_DATA ROWS:_
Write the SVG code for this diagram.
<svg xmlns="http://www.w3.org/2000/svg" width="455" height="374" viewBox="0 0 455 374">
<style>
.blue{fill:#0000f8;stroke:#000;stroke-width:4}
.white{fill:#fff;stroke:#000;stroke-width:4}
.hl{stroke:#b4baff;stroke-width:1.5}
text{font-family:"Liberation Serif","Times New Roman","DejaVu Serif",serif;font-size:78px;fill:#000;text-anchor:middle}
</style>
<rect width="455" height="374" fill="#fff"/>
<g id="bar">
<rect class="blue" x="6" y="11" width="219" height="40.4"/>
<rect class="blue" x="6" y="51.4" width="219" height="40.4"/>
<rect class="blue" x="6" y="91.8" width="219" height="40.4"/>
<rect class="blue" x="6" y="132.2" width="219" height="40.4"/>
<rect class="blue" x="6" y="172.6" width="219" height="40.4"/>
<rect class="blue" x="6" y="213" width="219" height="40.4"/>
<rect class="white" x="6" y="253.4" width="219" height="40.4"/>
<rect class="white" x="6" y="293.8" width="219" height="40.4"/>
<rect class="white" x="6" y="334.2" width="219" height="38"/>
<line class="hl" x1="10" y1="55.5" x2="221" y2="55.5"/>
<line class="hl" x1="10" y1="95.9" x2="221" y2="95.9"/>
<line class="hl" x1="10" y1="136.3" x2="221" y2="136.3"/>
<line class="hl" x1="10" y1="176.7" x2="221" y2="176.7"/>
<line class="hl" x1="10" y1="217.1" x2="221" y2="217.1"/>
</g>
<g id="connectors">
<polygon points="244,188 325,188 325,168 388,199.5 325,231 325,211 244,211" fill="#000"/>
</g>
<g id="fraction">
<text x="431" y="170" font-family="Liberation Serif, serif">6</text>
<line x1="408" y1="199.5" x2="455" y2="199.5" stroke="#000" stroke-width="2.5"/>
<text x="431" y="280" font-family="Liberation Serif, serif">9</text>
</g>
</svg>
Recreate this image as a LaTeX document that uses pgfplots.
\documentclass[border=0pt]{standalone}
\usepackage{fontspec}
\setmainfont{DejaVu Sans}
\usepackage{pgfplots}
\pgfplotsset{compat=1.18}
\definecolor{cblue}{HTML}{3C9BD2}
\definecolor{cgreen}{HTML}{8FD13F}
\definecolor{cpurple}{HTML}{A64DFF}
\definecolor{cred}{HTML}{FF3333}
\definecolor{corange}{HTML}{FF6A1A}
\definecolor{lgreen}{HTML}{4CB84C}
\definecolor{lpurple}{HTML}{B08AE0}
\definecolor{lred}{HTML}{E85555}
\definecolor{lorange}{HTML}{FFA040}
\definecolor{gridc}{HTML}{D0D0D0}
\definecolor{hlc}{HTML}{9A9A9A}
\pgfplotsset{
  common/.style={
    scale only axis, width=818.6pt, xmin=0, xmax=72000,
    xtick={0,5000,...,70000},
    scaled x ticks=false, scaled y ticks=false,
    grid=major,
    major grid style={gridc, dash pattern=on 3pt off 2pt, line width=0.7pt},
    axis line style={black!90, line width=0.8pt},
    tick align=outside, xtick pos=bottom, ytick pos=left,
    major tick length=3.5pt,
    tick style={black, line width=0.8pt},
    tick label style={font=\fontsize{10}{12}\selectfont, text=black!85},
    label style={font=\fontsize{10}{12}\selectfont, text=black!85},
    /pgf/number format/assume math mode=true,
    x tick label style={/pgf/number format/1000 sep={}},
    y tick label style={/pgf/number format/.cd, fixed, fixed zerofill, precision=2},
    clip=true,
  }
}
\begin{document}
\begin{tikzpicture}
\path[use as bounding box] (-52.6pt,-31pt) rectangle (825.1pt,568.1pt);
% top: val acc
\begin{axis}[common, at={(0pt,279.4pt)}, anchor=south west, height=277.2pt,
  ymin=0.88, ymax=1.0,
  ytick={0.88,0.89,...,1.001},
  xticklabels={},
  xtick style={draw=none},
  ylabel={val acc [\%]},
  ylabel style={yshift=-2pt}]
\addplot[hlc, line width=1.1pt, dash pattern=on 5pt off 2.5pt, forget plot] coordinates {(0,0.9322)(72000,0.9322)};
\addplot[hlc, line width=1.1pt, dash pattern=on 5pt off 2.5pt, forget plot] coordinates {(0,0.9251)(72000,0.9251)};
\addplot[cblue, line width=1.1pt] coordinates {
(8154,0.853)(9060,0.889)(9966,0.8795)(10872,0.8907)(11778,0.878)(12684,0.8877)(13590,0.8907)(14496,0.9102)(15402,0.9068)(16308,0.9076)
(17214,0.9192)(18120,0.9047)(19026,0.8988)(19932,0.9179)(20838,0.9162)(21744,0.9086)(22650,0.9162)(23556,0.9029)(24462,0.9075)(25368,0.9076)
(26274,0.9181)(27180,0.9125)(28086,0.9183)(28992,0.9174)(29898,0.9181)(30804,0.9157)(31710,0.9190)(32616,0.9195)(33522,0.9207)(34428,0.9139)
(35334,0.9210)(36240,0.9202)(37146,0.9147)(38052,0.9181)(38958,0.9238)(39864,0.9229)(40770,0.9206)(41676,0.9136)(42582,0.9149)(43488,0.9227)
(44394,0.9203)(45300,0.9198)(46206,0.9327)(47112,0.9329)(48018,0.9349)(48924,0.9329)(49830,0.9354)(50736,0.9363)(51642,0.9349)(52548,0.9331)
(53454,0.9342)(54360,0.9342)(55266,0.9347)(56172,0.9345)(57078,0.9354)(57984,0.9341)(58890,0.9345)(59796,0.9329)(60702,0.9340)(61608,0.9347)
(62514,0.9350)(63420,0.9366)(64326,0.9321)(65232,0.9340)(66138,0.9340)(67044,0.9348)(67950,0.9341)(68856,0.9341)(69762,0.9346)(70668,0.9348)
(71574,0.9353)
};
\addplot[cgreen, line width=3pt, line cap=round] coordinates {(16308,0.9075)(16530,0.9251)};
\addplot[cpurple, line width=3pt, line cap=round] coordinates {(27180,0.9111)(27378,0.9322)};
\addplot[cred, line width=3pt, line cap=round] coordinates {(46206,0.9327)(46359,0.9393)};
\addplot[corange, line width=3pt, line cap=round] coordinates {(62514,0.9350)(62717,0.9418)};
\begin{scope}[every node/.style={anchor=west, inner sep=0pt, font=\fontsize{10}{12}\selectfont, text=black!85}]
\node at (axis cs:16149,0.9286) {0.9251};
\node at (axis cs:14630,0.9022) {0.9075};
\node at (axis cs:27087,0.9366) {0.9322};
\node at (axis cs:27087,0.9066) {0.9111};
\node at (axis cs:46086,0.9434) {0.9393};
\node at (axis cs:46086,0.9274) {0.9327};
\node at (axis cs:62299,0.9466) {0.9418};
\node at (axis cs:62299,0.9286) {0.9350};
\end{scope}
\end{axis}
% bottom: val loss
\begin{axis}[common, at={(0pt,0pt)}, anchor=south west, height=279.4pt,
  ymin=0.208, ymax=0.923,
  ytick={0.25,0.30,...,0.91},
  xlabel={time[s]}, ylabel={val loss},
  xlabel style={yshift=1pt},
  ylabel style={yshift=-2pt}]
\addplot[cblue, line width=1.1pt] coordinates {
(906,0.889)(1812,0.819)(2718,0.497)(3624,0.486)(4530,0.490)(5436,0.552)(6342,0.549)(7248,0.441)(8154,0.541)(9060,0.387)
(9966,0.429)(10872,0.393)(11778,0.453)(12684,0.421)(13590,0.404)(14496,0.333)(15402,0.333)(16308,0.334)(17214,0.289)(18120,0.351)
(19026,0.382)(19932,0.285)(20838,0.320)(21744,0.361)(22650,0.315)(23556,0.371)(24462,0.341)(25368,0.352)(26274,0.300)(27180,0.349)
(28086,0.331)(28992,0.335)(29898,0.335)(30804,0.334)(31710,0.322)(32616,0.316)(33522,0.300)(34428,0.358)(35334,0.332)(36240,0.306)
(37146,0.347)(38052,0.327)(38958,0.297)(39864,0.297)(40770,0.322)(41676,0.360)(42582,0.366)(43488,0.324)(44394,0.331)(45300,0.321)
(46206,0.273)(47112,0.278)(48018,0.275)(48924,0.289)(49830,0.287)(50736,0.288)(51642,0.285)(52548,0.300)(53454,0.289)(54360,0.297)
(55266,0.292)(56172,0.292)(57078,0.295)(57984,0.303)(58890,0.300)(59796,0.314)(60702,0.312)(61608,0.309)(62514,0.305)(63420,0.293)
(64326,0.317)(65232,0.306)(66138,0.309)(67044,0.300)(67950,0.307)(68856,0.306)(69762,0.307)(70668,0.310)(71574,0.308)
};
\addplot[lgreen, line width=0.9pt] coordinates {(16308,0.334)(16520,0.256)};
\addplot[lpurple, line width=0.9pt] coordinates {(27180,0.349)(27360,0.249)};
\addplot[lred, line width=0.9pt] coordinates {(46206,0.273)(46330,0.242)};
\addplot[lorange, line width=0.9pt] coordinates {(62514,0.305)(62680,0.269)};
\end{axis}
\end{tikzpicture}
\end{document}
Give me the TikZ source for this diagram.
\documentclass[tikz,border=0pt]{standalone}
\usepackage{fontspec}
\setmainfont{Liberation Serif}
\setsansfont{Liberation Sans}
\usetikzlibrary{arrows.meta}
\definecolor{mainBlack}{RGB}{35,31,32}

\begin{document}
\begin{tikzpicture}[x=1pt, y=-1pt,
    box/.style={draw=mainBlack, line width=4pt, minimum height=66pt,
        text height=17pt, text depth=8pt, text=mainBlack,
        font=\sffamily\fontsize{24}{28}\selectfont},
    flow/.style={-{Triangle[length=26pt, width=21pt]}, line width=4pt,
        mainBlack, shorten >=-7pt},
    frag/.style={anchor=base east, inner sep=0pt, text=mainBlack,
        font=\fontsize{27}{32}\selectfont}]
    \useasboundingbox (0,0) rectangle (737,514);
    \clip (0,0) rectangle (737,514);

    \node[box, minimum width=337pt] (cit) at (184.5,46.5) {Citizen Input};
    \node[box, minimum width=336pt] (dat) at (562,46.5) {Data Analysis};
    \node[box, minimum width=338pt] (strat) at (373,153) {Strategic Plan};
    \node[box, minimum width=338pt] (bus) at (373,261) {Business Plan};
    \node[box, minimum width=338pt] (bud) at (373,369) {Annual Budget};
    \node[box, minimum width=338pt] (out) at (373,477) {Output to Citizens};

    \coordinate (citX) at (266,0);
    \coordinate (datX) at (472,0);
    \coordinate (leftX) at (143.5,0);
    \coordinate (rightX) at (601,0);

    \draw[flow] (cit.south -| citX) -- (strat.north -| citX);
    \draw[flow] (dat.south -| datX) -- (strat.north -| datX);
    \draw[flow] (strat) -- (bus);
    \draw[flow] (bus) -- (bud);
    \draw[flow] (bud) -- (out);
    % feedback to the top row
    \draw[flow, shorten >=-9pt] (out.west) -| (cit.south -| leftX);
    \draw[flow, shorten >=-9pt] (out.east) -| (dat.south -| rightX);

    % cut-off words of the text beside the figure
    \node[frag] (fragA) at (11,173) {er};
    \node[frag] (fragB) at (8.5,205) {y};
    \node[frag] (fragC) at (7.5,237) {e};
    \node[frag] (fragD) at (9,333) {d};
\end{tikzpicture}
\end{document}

_EXERCISE GOAL:_ Make a list of all lines in the data that contain "diagram".

_ANSWER:_
Write the SVG code for this diagram.
Give me the TikZ source for this diagram.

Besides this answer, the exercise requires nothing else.